Australia enacted regulations regarding the reprocessing ("remanufacturing" in Australia) of SUDs in 2003. Similar to the U.S., in Australia, all reprocessors (third-party, hospital, and OEM) must conform to medical device manufacturer requirements as regulated by the Therapeutic Goods Administration (TGA). Prior to implementation of these requirements, hospital reprocessing of SUDs was common.

Canada

Health Canada does not currently regulate reprocessed single-use devices or the third-party companies that are reprocessing these devices for Canadian hospitals.  Whether or not to reprocess a single-use device is determined by the territorial and provincial health ministries as well as hospital boards.
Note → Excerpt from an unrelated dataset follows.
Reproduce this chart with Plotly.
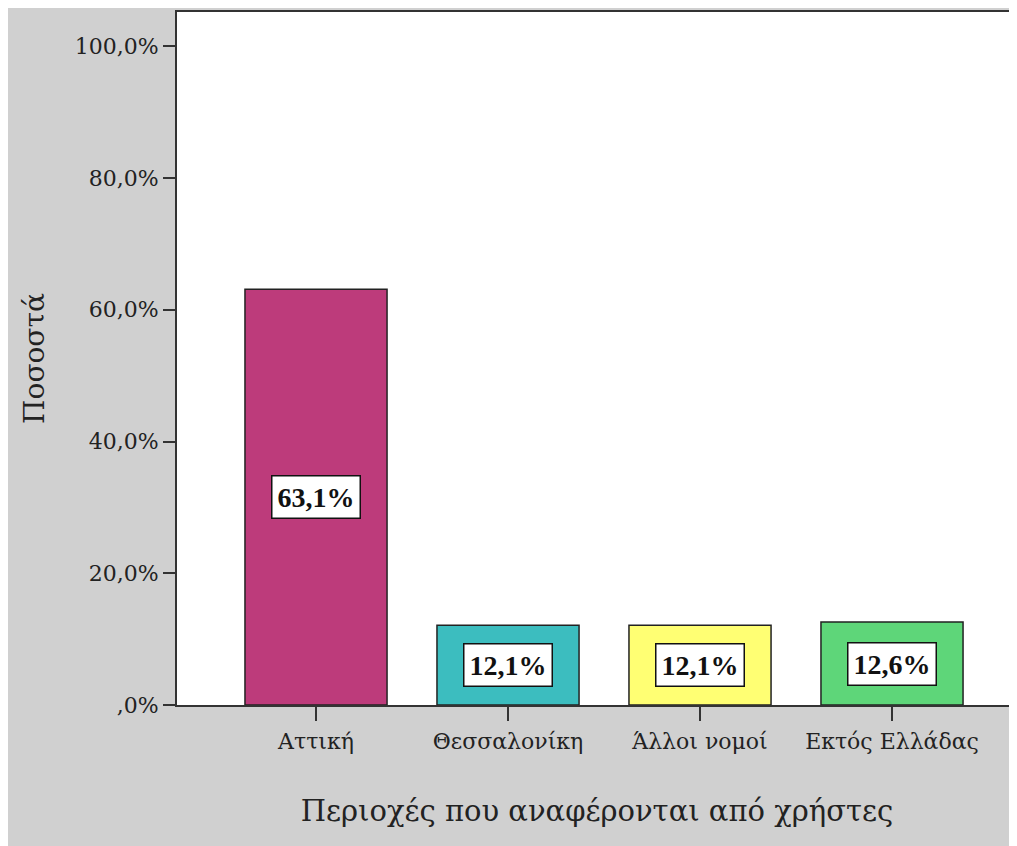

A number of provinces have adopted similar positions that allow for the reprocessing of SUDs if the third party reprocessor is regulated by the FDA.

British Columbia

British Columbia issued a policy to its health authorities stating that by January 1, 2008, all health authorities must have eliminated the reprocessing and reuse of critical contact SUDs, unless they have been reprocessed by a licensed third-party reprocessor that is certified by a national regulatory authority such as Health Canada or the U.S. Food and Drug Administration.  The policy was revised in 2011 with additional information that sharps (e.g. scalpel blades, drill bits, saw blades, shavers) and needles shall be single-use and shall not be reprocessed.

Manitoba

Manitoba does not permit hospitals to reuse SUDs in-house, but does permit hospitals to contract with an FDA regulated vendor, among other requirements.

Alberta
Alberta Health Services issued a policy in 2012 prohibiting the reuse and reprocessing of both critical and semi-critical single-use medical devices.

Northwest Territories
Since 2005, the Northwest Territories have prohibited reprocessing. Specifically, the Northwest Territories Department of Health and Social Services revised its Hospital and Health Care Facility Standards Regulations to require that "a disposable device intended to be used on a patient during a single procedure shall not be used on a patient for more than one procedure and shall not be used on another patient".

Ontario

In 2006, the Ontario Ministry of Health and Long Term Care endorsed a guidance document developed by its Provincial Infectious Diseases Advisory Committee (PIDAC) advising that critical and semi-critical SUDs must not be reprocessed and reused, unless the reprocessing is done by a licensed reprocessor.

Saskatchewan

In 2013, The Saskatchewan Ministry of Health affirmed a policy outlining requirements for hospitals that reprocess SUDs. Consistent with the policies of other provinces, Saskatchewan requires, among other things, that hospitals outsource to an FDA regulated vendor.